I haven’t spent much time trying to understand Mark Zuckerberg on a humanoid level, but the damage he and Facebook have done to the world is far greater then anything Musk has pulled off so far. Facebook, of course, helped Russia install Trump as their useful idiot American president. Facebook has also been a bully to companies, brands and organizations through the years. They’ve changed policies on a whim in ways that have destroyed businesses.

Most recently, Facebook made algorithmic changes that have accelerated the crisis in the news industry, sending some companies into bankruptcy.
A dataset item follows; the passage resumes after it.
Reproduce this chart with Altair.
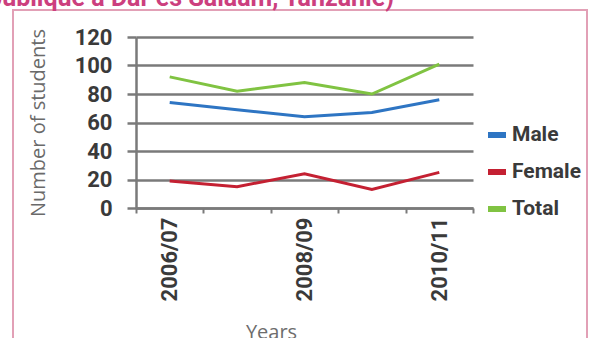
import altair as alt
import pandas as pd

# School enrolment by year, split by sex
years = ["2006/07", "2007/08", "2008/09", "2009/10", "2010/11"]
labelled_years = ["2006/07", "2008/09", "2010/11"]
series = ["Male", "Female", "Total"]
male = [74, 69, 64, 67, 76]
female = [19, 15, 24, 13, 25]
total = [92, 82, 88, 80, 101]
colors = ["#2e75c3", "#c42032", "#80c342"]
heading = "République à Dar es Salaam, Tanzanie)"

rows = []
for name, vals in zip(series, [male, female, total]):
    for yr, v in zip(years, vals):
        rows.append({"Year": yr, "Series": name, "Students": v})
df = pd.DataFrame(rows)

W, H = 337, 171
PINK = "#e2a0b6"
FONT = "Roboto"
GRID = "#7a7a7a"

label_expr = "indexof(" + str(labelled_years) + ", datum.value) >= 0 ? datum.label : ''"

lines = alt.Chart(df).mark_line(strokeWidth=3).encode(
    x=alt.X(
        "Year:N",
        sort=years,
        scale=alt.Scale(type="band", paddingInner=0, paddingOuter=0),
        axis=alt.Axis(
            title="Years",
            labelAngle=270,
            labelExpr=label_expr,
            labelFont=FONT,
            labelFontWeight="bold",
            labelFontSize=22,
            labelColor="#3a3a3a",
            labelPadding=4,
            tickBand="extent",
            tickSize=5,
            tickWidth=2,
            tickColor=GRID,
            domainColor=GRID,
            domainWidth=2.5,
            titleFont="Open Sans",
            titleFontSize=20,
            titleColor="#6d6d6d",
            titleFontWeight="normal",
            titleX=135,
            titleY=114,
            titleBaseline="top",
            titleAnchor="start",
            titleAlign="center",
        ),
    ),
    y=alt.Y(
        "Students:Q",
        scale=alt.Scale(domain=[0, 120], nice=False),
        axis=alt.Axis(
            title="Number of students",
            values=[0, 20, 40, 60, 80, 100, 120],
            grid=True,
            gridColor=GRID,
            gridWidth=2.5,
            domainColor=GRID,
            domainWidth=2.5,
            tickSize=9,
            tickWidth=2.5,
            tickColor=GRID,
            labelFont=FONT,
            labelFontWeight="bold",
            labelFontSize=22,
            labelColor="#3a3a3a",
            labelPadding=15,
            titleFont="Open Sans",
            titleFontSize=20,
            titleFontWeight="normal",
            titleColor="#6a6a6a",
            titleX=-98,
            titleY=H / 2,
            titleAnchor="start",
            titleAlign="center",
            titleBaseline="middle",
        ),
    ),
    color=alt.Color(
        "Series:N",
        sort=series,
        scale=alt.Scale(domain=series, range=colors),
        legend=alt.Legend(
            title=None,
            orient="none",
            legendX=349,
            legendY=86,
            symbolType="stroke",
            symbolSize=324,
            symbolStrokeWidth=6,
            labelFont=FONT,
            labelFontWeight="bold",
            labelFontSize=21,
            labelColor="#3a3a3a",
            labelOffset=3,
            rowPadding=13,
        ),
    ),
)

frame = alt.Chart(alt.Data(values=[{}])).mark_rect(
    filled=False, stroke=PINK, strokeWidth=2
).encode(
    x=alt.value(-123), x2=alt.value(451), y=alt.value(-27), y2=alt.value(330)
)

caption = alt.Chart(alt.Data(values=[{}])).mark_text(
    text=heading,
    align="right",
    baseline="alphabetic",
    font=FONT,
    fontWeight="bold",
    fontSize=25,
    color="#cc3f7e",
).encode(x=alt.value(258), y=alt.value(-31))

chart = (
    alt.layer(frame, caption, lines)
    .properties(
        width=W,
        height=H,
        autosize=alt.AutoSizeParams(type="none"),
        padding={"left": 136, "top": 37, "right": 117, "bottom": 130},
        background="white",
    )
    .configure_view(strokeWidth=0)
)

chart.save("out.html", embed_options={"renderer": "svg", "actions": False})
These actions have caused more journalists to be laid off at a time when America and the world are in dire need of quality news sources (especially in a world where you can’t rely on Twitter anymore).

Zuckerberg and Facebook also have a history of lying to—and stealing from—advertisers at a truly massive scale.

Most significant is Facebook’s infamous 2015 “pivot to video” when the company touted false metrics about how popular video content was on the platform and encouraged publishers make more videos. That prompted a media-industry-wide shift with heavy investments in producing video content (and corresponding layoffs in other departments) that, in reality, users weren’t watching.

Needless to say, I won’t be watching Musk and Zuckerberg if they do end up in a cage together. But if they are serious about inflicting pain on each other, this is one time I wish them both success.